Archaeologists unearthed the jug of coins that was protected by terra cotta plates made by ancient people, according to Elif Özer, an archaeology professor at Pamukkale University and head of excavations at Aizanoi. They retrieved the silver coins and following their examination, it has been determined that the coins originate from the era of Roman Emperor Augustus.

“Of the coins, 439 are standard Roman silver denarius coins, and 212 are cistophorus coins from the ancient Greek city of Pergamon,” Özer added.
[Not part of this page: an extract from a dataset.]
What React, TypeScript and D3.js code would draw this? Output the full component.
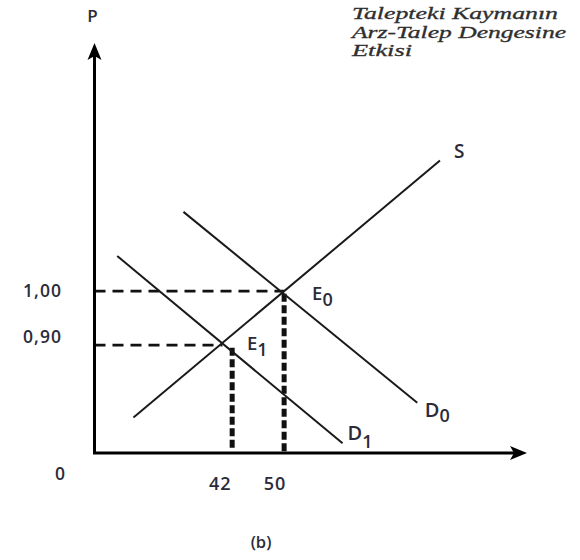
import React from "react";
import * as d3 from "d3";

const W = 580;
const H = 560;

// schematic axes domains (quantity, price)
const qDomain = [20.8, 87.4];
const pDomain = [0.7, 1.46];

const eqQuantities = [42, 50];
const qTickLabels = ["42", "50"];
const eqPrices = [0.9, 1.0];
const pTickLabels = ["0,90", "1,00"];

// curves: [Q, P]
const supply: [number, number][] = [
  [26.8, 0.766],
  [74.0, 1.242],
];
const demand0: [number, number][] = [
  [34.5, 1.147],
  [70.5, 0.793],
];
const demand1: [number, number][] = [
  [24.3, 1.065],
  [59.0, 0.718],
];
// equilibrium crossings [Q, P]
const E0: [number, number] = [50, 1.0];
const E1: [number, number] = [40.5, 0.9];

const titleLines = ["Talepteki Kaymanın", "Arz-Talep Dengesine", "Etkisi"];

export default function App() {
  const x = d3.scaleLinear().domain(qDomain).range([94.5, 527]);
  const y = d3.scaleLinear().domain(pDomain).range([453, 43]);
  const line = d3
    .line<[number, number]>()
    .x((d) => x(d[0]))
    .y((d) => y(d[1]));

  const x0 = x(qDomain[0]);
  const y0 = y(pDomain[0]);
  const xEnd = x(qDomain[1]);
  const yTop = y(pDomain[1]);
  const txt = "#2b2b3a";
  const sans = "'Open Sans', Lato, sans-serif";
  const fw = 600;

  return (
    <svg width={W} height={H} style={{ position: "absolute", left: 0, top: 0, background: "#fff" }}>
      {/* title */}
      {titleLines.map((t, i) => (
        <text
          key={t}
          x={352}
          y={19 + i * 18.5}
          fontFamily="'Liberation Serif', serif"
          fontStyle="italic"
          fontSize={17}
          fill="#2e2e2e"
          stroke="#2e2e2e"
          strokeWidth={0.3}
          textLength={i === 0 ? 206 : i === 1 ? 214 : 60}
          lengthAdjust="spacingAndGlyphs"
        >
          {t}
        </text>
      ))}

      {/* dashed price guides */}
      <path d={line([[qDomain[0], E0[1]], [E0[0], E0[1]]])!} stroke="#111" strokeWidth={2.6} strokeDasharray="11,7" fill="none" />
      <path d={line([[qDomain[0], E1[1]], [E1[0], E1[1]]])!} stroke="#111" strokeWidth={2.6} strokeDasharray="11,7" fill="none" />

      {/* dotted quantity guides */}
      <path d={line([[eqQuantities[1], eqPrices[1] - 0.005], [eqQuantities[1], pDomain[0]]])!} stroke="#111" strokeWidth={5} strokeDasharray="8,3.5" fill="none" />
      <path d={line([[eqQuantities[0], eqPrices[0] - 0.005], [eqQuantities[0], pDomain[0] + 0.008]])!} stroke="#111" strokeWidth={5} strokeDasharray="8,3.5" fill="none" />

      {/* curves */}
      <path d={line(supply)!} stroke="#1a1a1a" strokeWidth={2} fill="none" />
      <path d={line(demand0)!} stroke="#1a1a1a" strokeWidth={2} fill="none" />
      <path d={line(demand1)!} stroke="#1a1a1a" strokeWidth={2} fill="none" />

      {/* axes */}
      <line x1={x0} y1={y0} x2={x0} y2={yTop + 8} stroke="#000" strokeWidth={3} />
      <line x1={x0 - 1.5} y1={y0} x2={xEnd - 8} y2={y0} stroke="#000" strokeWidth={3} />
      <path d={`M${x0},${yTop} L${x0 - 7},${yTop + 17} L${x0},${yTop + 13} L${x0 + 7},${yTop + 17} Z`} fill="#000" />
      <path d={`M${xEnd},${y0} L${xEnd - 17},${y0 - 7} L${xEnd - 13},${y0} L${xEnd - 17},${y0 + 7} Z`} fill="#000" />

      {/* axis labels */}
      <text x={92.5} y={22} textAnchor="middle" fontFamily={sans} fontWeight={fw} fontSize={17} fill={txt}>P</text>
      <text x={60} y={480} textAnchor="middle" fontFamily={sans} fontWeight={fw} fontSize={17.5} fill={txt}>0</text>
      {pTickLabels.map((t, i) => (
        <text key={t} x={42.5} y={y(eqPrices[i]) + (i === 0 ? -2 : 6)} textAnchor="middle" fontFamily={sans} fontWeight={fw} fontSize={17.5} letterSpacing={1} fill={txt}>
          {t}
        </text>
      ))}
      {qTickLabels.map((t, i) => (
        <text key={t} x={x(eqQuantities[i]) - (i === 0 ? 12 : 9)} y={490} textAnchor="middle" fontFamily={sans} fontWeight={fw} fontSize={18} letterSpacing={1} fill={txt}>
          {t}
        </text>
      ))}

      {/* curve labels */}
      <text x={x(supply[1][0]) + 14} y={y(supply[1][1]) - 3} fontFamily={sans} fontWeight={fw} fontSize={19} fill={txt}>S</text>
      <text x={x(E0[0]) + 28} y={y(E0[1]) + 9} fontFamily={sans} fontWeight={fw} fontSize={18.5} fill={txt}>
        E<tspan dy={6} fontSize={18}>0</tspan>
      </text>
      <text x={x(E1[0]) + 24.5} y={y(E1[1]) + 5} fontFamily={sans} fontWeight={fw} fontSize={18.5} fill={txt}>
        E<tspan dy={6} fontSize={18}>1</tspan>
      </text>
      <text x={x(demand0[1][0]) + 7.5} y={y(demand0[1][1]) + 14} fontFamily={sans} fontWeight={fw} fontSize={20} fill={txt}>
        D<tspan dy={5} fontSize={18}>0</tspan>
      </text>
      <text x={x(demand1[1][0]) + 5} y={y(demand1[1][1]) - 3} fontFamily={sans} fontWeight={fw} fontSize={20} fill={txt}>
        D<tspan dy={8} fontSize={18}>1</tspan>
      </text>

      <text x={261} y={548} textAnchor="middle" fontFamily={sans} fontWeight={fw} fontSize={16.5} fill={txt}>(b)</text>
    </svg>
  );
}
The excavation team estimates that the coins could have belonged to a high-ranking soldier.
In addition, most of the coins were issued from southern Italy’s mints, and the latest find is the most outstanding silver coin collection found in recent times, according to Professor  Özer.

The collection of the retrieved coins is now being exhibited at the Museum of Anatolian Civilizations in the Turkish capital Ankara.

The city of Aizanoi experienced its golden age in the 2nd and 3rd centuries AD. It printed its first coins in the second and first centuries. During the days of the Roman Empire, the town became rich from its production of grains, wine, and wool. It became the center of episcopacy in the Byzantine era.

The city – still excavated today – has a temple built for Zeus which is the best-preserved temple in all of Anatolia, and ruins of a large theater, bridges, Turkish baths, avenues with columns on both sides, the city’s necropolis areas, and the sacred cave of Meter Steunene, born through the union of the water nymph Erato and the mythological hero Azan.

Recent excavations done around the Temple of Zeus built on the high plateau of the city revealed several levels of settlements dating from as far back as 3000 BC. In the Hellenistic era, this region was ruled by, alternately, Pergamon and Bithynia, and in 133 BC it entered the dominion of the Roman Empire.

By the end of the first century, the town had started to turn into a city. It was the center of the episcopacy in the early Byzantine period but it lost its influence in the 7th century.